Stored data:

** start **

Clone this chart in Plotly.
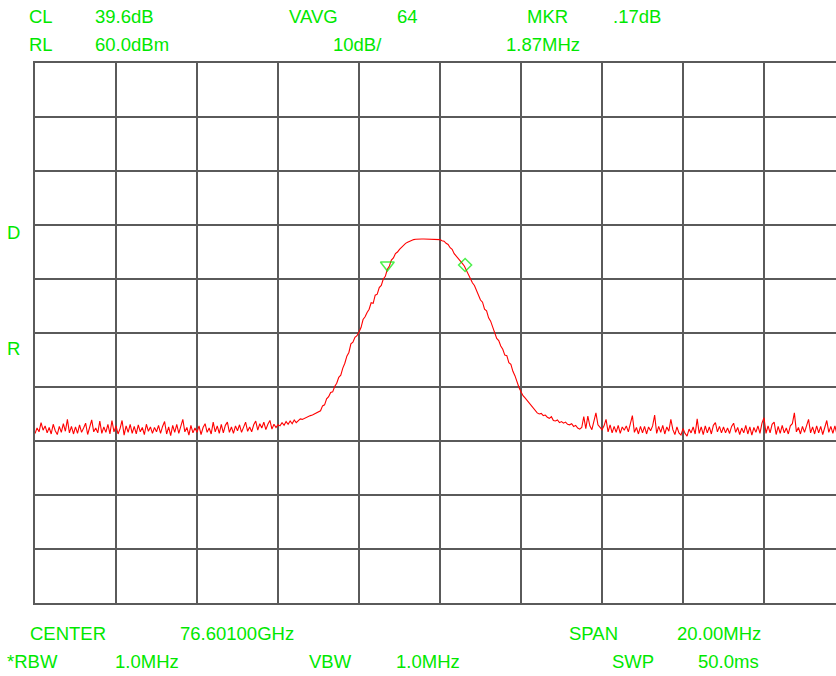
import numpy as np
import plotly.graph_objects as go

# ---- data ----
center_ghz = 76.601
span_mhz = 20.0
ref_level_dbm = 60.0
db_per_div = 10.0

# trace levels in dBm, 401 points from -10 MHz to +10 MHz offset (0.05 MHz step)
trace_dbm = [
    -8.6,-7.6,-8.3,-6.6,-8.0,-7.2,-8.5,-7.5,-8.7,-6.9,-8.1,-8.8,-7.3,-8.4,-6.8,-8.2,-6.0,-8.5,-7.3,-8.7,
    -7.4,-8.6,-7.0,-8.4,-7.6,-6.7,-8.8,-7.3,-6.1,-8.3,-7.6,-8.5,-6.3,-8.6,-7.4,-8.4,-6.9,-8.7,-6.2,-8.3,
    -7.2,-8.7,-7.7,-6.2,-8.9,-7.2,-8.4,-6.9,-8.6,-7.3,-8.7,-7.0,-8.3,-7.5,-8.8,-6.9,-8.2,-7.4,-8.6,-7.5,
    -8.3,-7.1,-8.6,-7.3,-6.4,-8.7,-7.4,-9.0,-7.1,-8.4,-6.9,-8.6,-7.2,-6.0,-8.3,-7.5,-8.9,-7.1,-8.5,-7.6,
    -8.4,-7.2,-8.8,-7.5,-6.8,-8.4,-7.6,-8.7,-6.5,-8.3,-7.2,-8.6,-6.9,-8.5,-7.1,-6.5,-8.4,-7.4,-8.6,-7.2,
    -8.1,-7.0,-8.4,-7.3,-6.5,-8.2,-7.4,-8.3,-7.0,-6.3,-8.0,-6.8,-7.6,-6.5,-7.9,-6.9,-6.2,-7.8,-6.9,-7.5,
    -7.0,-7.2,-6.6,-7.1,-6.4,-6.9,-6.3,-6.8,-6.1,-6.6,-6.2,-5.9,-6.0,-5.8,-5.6,-5.5,-5.3,-5.2,-5.0,-4.8,
    -4.6,-4.4,-3.5,-3.3,-2.2,-1.8,-1.0,-0.9,0.1,0.7,1.8,2.2,3.5,4.4,5.7,6.4,8.0,8.3,9.2,9.5,
    10.2,11.0,12.5,13.0,13.8,14.4,15.6,15.5,17.0,17.2,18.4,18.8,20.0,20.5,21.8,22.4,23.5,23.9,24.7,25.0,
    25.5,25.9,26.2,26.6,26.8,27.0,27.1,27.3,27.35,27.4,27.4,27.4,27.4,27.4,27.4,27.4,27.4,27.4,27.4,27.4,
    27.3,27.1,27.0,26.6,26.4,25.8,25.5,24.7,24.3,23.9,23.3,22.9,22.4,21.6,21.0,20.3,19.3,18.8,17.8,16.9,
    16.1,15.7,14.4,14.1,12.8,12.2,11.0,10.2,9.0,8.6,7.6,7.0,5.9,5.8,4.5,4.2,2.9,2.1,0.9,-0.1,
    -0.9,-1.6,-2.0,-2.5,-3.0,-3.5,-4.0,-4.5,-4.8,-5.0,-4.9,-5.3,-5.2,-5.6,-5.8,-5.5,-6.2,-6.3,-6.1,-6.6,
    -6.4,-6.7,-6.5,-6.9,-7.0,-6.8,-7.3,-7.1,-7.6,-7.8,-7.5,-5.5,-7.7,-5.4,-7.2,-7.9,-6.4,-4.8,-7.0,-7.4,
    -7.9,-7.2,-6.0,-8.3,-7.0,-8.5,-7.3,-8.4,-7.1,-8.6,-7.4,-8.0,-7.2,-8.3,-6.8,-5.3,-8.4,-7.5,-8.7,-7.3,
    -8.5,-7.3,-8.7,-7.4,-8.1,-7.2,-5.2,-8.6,-7.3,-8.4,-7.1,-8.7,-7.4,-8.2,-6.0,-7.9,-8.8,-7.4,-8.5,-8.9,
    -7.7,-8.6,-9.1,-7.8,-8.5,-7.4,-8.7,-5.9,-8.6,-7.4,-8.8,-7.2,-8.5,-7.4,-8.7,-7.1,-6.6,-8.3,-7.3,-8.5,
    -7.4,-8.5,-7.6,-8.6,-7.3,-6.7,-8.4,-7.5,-8.8,-7.6,-8.5,-7.1,-8.7,-7.4,-8.9,-7.5,-8.4,-7.2,-8.6,-6.7,
    -5.7,-8.6,-7.2,-8.5,-6.9,-6.5,-8.8,-7.3,-8.6,-7.1,-8.5,-7.6,-8.7,-7.2,-6.8,-4.8,-8.3,-7.5,-8.7,-7.3,
    -8.4,-7.3,-6.0,-8.5,-7.4,-8.7,-7.2,-8.5,-7.3,-8.8,-7.6,-6.2,-8.4,-7.3,-8.6,-7.2,-8.7,-7.4,-8.5,-7.6,
    -8.0,
]
trace_offset_mhz = np.linspace(-span_mhz / 2, span_mhz / 2, len(trace_dbm))

# markers (offset MHz, level dBm)
marker_offset_mhz = [-1.30, 0.62]
marker_level_dbm = [22.6, 22.6]
marker_symbols = ["triangle-down-open", "diamond-open"]
marker_sizes = [12, 10]

# header / footer labels: (text, x px, y px)
labels = [
    ("CL", 28, 16), ("39.6dB", 94, 16), ("VAVG", 288, 16), ("64", 396, 16),
    ("MKR", 526, 16), (".17dB", 612, 16),
    ("RL", 28, 45), ("60.0dBm", 94, 45), ("10dB/", 332, 45), ("1.87MHz", 505, 45),
    ("D", 6, 233), ("R", 6, 348),
    ("CENTER", 29, 633.5), ("76.60100GHz", 179, 633.5), ("SPAN", 568, 633.5), ("20.00MHz", 676, 633.5),
    ("*RBW", 6, 661.5), ("1.0MHz", 114, 661.5), ("VBW", 308, 661.5), ("1.0MHz", 395, 661.5),
    ("SWP", 611, 661.5), ("50.0ms", 697, 661.5),
]

# ---- figure ----
W, H = 836, 676
L, R, T, B = 35, 0, 63, 73
GREEN = "#00e800"
FONT = "Liberation Sans, Arial, Helvetica, sans-serif"

fig = go.Figure()
fig.add_trace(go.Scatter(
    x=trace_offset_mhz, y=trace_dbm, mode="lines",
    line=dict(color="#ff0000", width=1.1), hoverinfo="skip", showlegend=False,
))
fig.add_trace(go.Scatter(
    x=marker_offset_mhz, y=marker_level_dbm, mode="markers",
    marker=dict(symbol=marker_symbols, size=marker_sizes, color=GREEN,
                line=dict(color=GREEN, width=1.5)),
    hoverinfo="skip", showlegend=False,
))

px_per_mhz = 81.0 / 2.0
x_right = -span_mhz / 2 + (W - L) / px_per_mhz

def paper_x(px):
    return (px - L) / (W - L - R)

def paper_y(py):
    return (H - B - py) / (H - B - T)

for text, px, py in labels:
    fig.add_annotation(
        text=text, x=paper_x(px), y=paper_y(py), xref="paper", yref="paper",
        xanchor="left", yanchor="middle", showarrow=False, borderpad=0,
        font=dict(family=FONT, size=18.5, color=GREEN),
    )

GRID = "#5a5a5a"
fig.update_layout(
    width=W, height=H,
    margin=dict(l=L, r=R, t=T, b=B, pad=0),
    paper_bgcolor="white", plot_bgcolor="white",
    xaxis=dict(range=[-span_mhz / 2, x_right], tick0=-10, dtick=2, showgrid=True,
               gridcolor=GRID, gridwidth=1.5, zeroline=False, showticklabels=False,
               ticks="", showline=True, linecolor=GRID, linewidth=1.5, mirror=True),
    yaxis=dict(range=[ref_level_dbm - 10 * db_per_div, ref_level_dbm], tick0=-40, dtick=db_per_div,
               showgrid=True, gridcolor=GRID, gridwidth=1.5, zeroline=False,
               showticklabels=False, ticks="", showline=True, linecolor=GRID, linewidth=1.5),
)

fig.write_html("out.html", config={"displayModeBar": False},
               post_script="document.body.style.margin='0';")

** end **

What you have to do:
Please set down each line of the data above exactly as written, without the pictures.

Reply:
Clone this chart in Plotly.
import numpy as np
import plotly.graph_objects as go

# ---- data ----
center_ghz = 76.601
span_mhz = 20.0
ref_level_dbm = 60.0
db_per_div = 10.0

# trace levels in dBm, 401 points from -10 MHz to +10 MHz offset (0.05 MHz step)
trace_dbm = [
    -8.6,-7.6,-8.3,-6.6,-8.0,-7.2,-8.5,-7.5,-8.7,-6.9,-8.1,-8.8,-7.3,-8.4,-6.8,-8.2,-6.0,-8.5,-7.3,-8.7,
    -7.4,-8.6,-7.0,-8.4,-7.6,-6.7,-8.8,-7.3,-6.1,-8.3,-7.6,-8.5,-6.3,-8.6,-7.4,-8.4,-6.9,-8.7,-6.2,-8.3,
    -7.2,-8.7,-7.7,-6.2,-8.9,-7.2,-8.4,-6.9,-8.6,-7.3,-8.7,-7.0,-8.3,-7.5,-8.8,-6.9,-8.2,-7.4,-8.6,-7.5,
    -8.3,-7.1,-8.6,-7.3,-6.4,-8.7,-7.4,-9.0,-7.1,-8.4,-6.9,-8.6,-7.2,-6.0,-8.3,-7.5,-8.9,-7.1,-8.5,-7.6,
    -8.4,-7.2,-8.8,-7.5,-6.8,-8.4,-7.6,-8.7,-6.5,-8.3,-7.2,-8.6,-6.9,-8.5,-7.1,-6.5,-8.4,-7.4,-8.6,-7.2,
    -8.1,-7.0,-8.4,-7.3,-6.5,-8.2,-7.4,-8.3,-7.0,-6.3,-8.0,-6.8,-7.6,-6.5,-7.9,-6.9,-6.2,-7.8,-6.9,-7.5,
    -7.0,-7.2,-6.6,-7.1,-6.4,-6.9,-6.3,-6.8,-6.1,-6.6,-6.2,-5.9,-6.0,-5.8,-5.6,-5.5,-5.3,-5.2,-5.0,-4.8,
    -4.6,-4.4,-3.5,-3.3,-2.2,-1.8,-1.0,-0.9,0.1,0.7,1.8,2.2,3.5,4.4,5.7,6.4,8.0,8.3,9.2,9.5,
    10.2,11.0,12.5,13.0,13.8,14.4,15.6,15.5,17.0,17.2,18.4,18.8,20.0,20.5,21.8,22.4,23.5,23.9,24.7,25.0,
    25.5,25.9,26.2,26.6,26.8,27.0,27.1,27.3,27.35,27.4,27.4,27.4,27.4,27.4,27.4,27.4,27.4,27.4,27.4,27.4,
    27.3,27.1,27.0,26.6,26.4,25.8,25.5,24.7,24.3,23.9,23.3,22.9,22.4,21.6,21.0,20.3,19.3,18.8,17.8,16.9,
    16.1,15.7,14.4,14.1,12.8,12.2,11.0,10.2,9.0,8.6,7.6,7.0,5.9,5.8,4.5,4.2,2.9,2.1,0.9,-0.1,
    -0.9,-1.6,-2.0,-2.5,-3.0,-3.5,-4.0,-4.5,-4.8,-5.0,-4.9,-5.3,-5.2,-5.6,-5.8,-5.5,-6.2,-6.3,-6.1,-6.6,
    -6.4,-6.7,-6.5,-6.9,-7.0,-6.8,-7.3,-7.1,-7.6,-7.8,-7.5,-5.5,-7.7,-5.4,-7.2,-7.9,-6.4,-4.8,-7.0,-7.4,
    -7.9,-7.2,-6.0,-8.3,-7.0,-8.5,-7.3,-8.4,-7.1,-8.6,-7.4,-8.0,-7.2,-8.3,-6.8,-5.3,-8.4,-7.5,-8.7,-7.3,
    -8.5,-7.3,-8.7,-7.4,-8.1,-7.2,-5.2,-8.6,-7.3,-8.4,-7.1,-8.7,-7.4,-8.2,-6.0,-7.9,-8.8,-7.4,-8.5,-8.9,
    -7.7,-8.6,-9.1,-7.8,-8.5,-7.4,-8.7,-5.9,-8.6,-7.4,-8.8,-7.2,-8.5,-7.4,-8.7,-7.1,-6.6,-8.3,-7.3,-8.5,
    -7.4,-8.5,-7.6,-8.6,-7.3,-6.7,-8.4,-7.5,-8.8,-7.6,-8.5,-7.1,-8.7,-7.4,-8.9,-7.5,-8.4,-7.2,-8.6,-6.7,
    -5.7,-8.6,-7.2,-8.5,-6.9,-6.5,-8.8,-7.3,-8.6,-7.1,-8.5,-7.6,-8.7,-7.2,-6.8,-4.8,-8.3,-7.5,-8.7,-7.3,
    -8.4,-7.3,-6.0,-8.5,-7.4,-8.7,-7.2,-8.5,-7.3,-8.8,-7.6,-6.2,-8.4,-7.3,-8.6,-7.2,-8.7,-7.4,-8.5,-7.6,
    -8.0,
]
trace_offset_mhz = np.linspace(-span_mhz / 2, span_mhz / 2, len(trace_dbm))

# markers (offset MHz, level dBm)
marker_offset_mhz = [-1.30, 0.62]
marker_level_dbm = [22.6, 22.6]
marker_symbols = ["triangle-down-open", "diamond-open"]
marker_sizes = [12, 10]

# header / footer labels: (text, x px, y px)
labels = [
    ("CL", 28, 16), ("39.6dB", 94, 16), ("VAVG", 288, 16), ("64", 396, 16),
    ("MKR", 526, 16), (".17dB", 612, 16),
    ("RL", 28, 45), ("60.0dBm", 94, 45), ("10dB/", 332, 45), ("1.87MHz", 505, 45),
    ("D", 6, 233), ("R", 6, 348),
    ("CENTER", 29, 633.5), ("76.60100GHz", 179, 633.5), ("SPAN", 568, 633.5), ("20.00MHz", 676, 633.5),
    ("*RBW", 6, 661.5), ("1.0MHz", 114, 661.5), ("VBW", 308, 661.5), ("1.0MHz", 395, 661.5),
    ("SWP", 611, 661.5), ("50.0ms", 697, 661.5),
]

# ---- figure ----
W, H = 836, 676
L, R, T, B = 35, 0, 63, 73
GREEN = "#00e800"
FONT = "Liberation Sans, Arial, Helvetica, sans-serif"

fig = go.Figure()
fig.add_trace(go.Scatter(
    x=trace_offset_mhz, y=trace_dbm, mode="lines",
    line=dict(color="#ff0000", width=1.1), hoverinfo="skip", showlegend=False,
))
fig.add_trace(go.Scatter(
    x=marker_offset_mhz, y=marker_level_dbm, mode="markers",
    marker=dict(symbol=marker_symbols, size=marker_sizes, color=GREEN,
                line=dict(color=GREEN, width=1.5)),
    hoverinfo="skip", showlegend=False,
))

px_per_mhz = 81.0 / 2.0
x_right = -span_mhz / 2 + (W - L) / px_per_mhz

def paper_x(px):
    return (px - L) / (W - L - R)

def paper_y(py):
    return (H - B - py) / (H - B - T)

for text, px, py in labels:
    fig.add_annotation(
        text=text, x=paper_x(px), y=paper_y(py), xref="paper", yref="paper",
        xanchor="left", yanchor="middle", showarrow=False, borderpad=0,
        font=dict(family=FONT, size=18.5, color=GREEN),
    )

GRID = "#5a5a5a"
fig.update_layout(
    width=W, height=H,
    margin=dict(l=L, r=R, t=T, b=B, pad=0),
    paper_bgcolor="white", plot_bgcolor="white",
    xaxis=dict(range=[-span_mhz / 2, x_right], tick0=-10, dtick=2, showgrid=True,
               gridcolor=GRID, gridwidth=1.5, zeroline=False, showticklabels=False,
               ticks="", showline=True, linecolor=GRID, linewidth=1.5, mirror=True),
    yaxis=dict(range=[ref_level_dbm - 10 * db_per_div, ref_level_dbm], tick0=-40, dtick=db_per_div,
               showgrid=True, gridcolor=GRID, gridwidth=1.5, zeroline=False,
               showticklabels=False, ticks="", showline=True, linecolor=GRID, linewidth=1.5),
)

fig.write_html("out.html", config={"displayModeBar": False},
               post_script="document.body.style.margin='0';")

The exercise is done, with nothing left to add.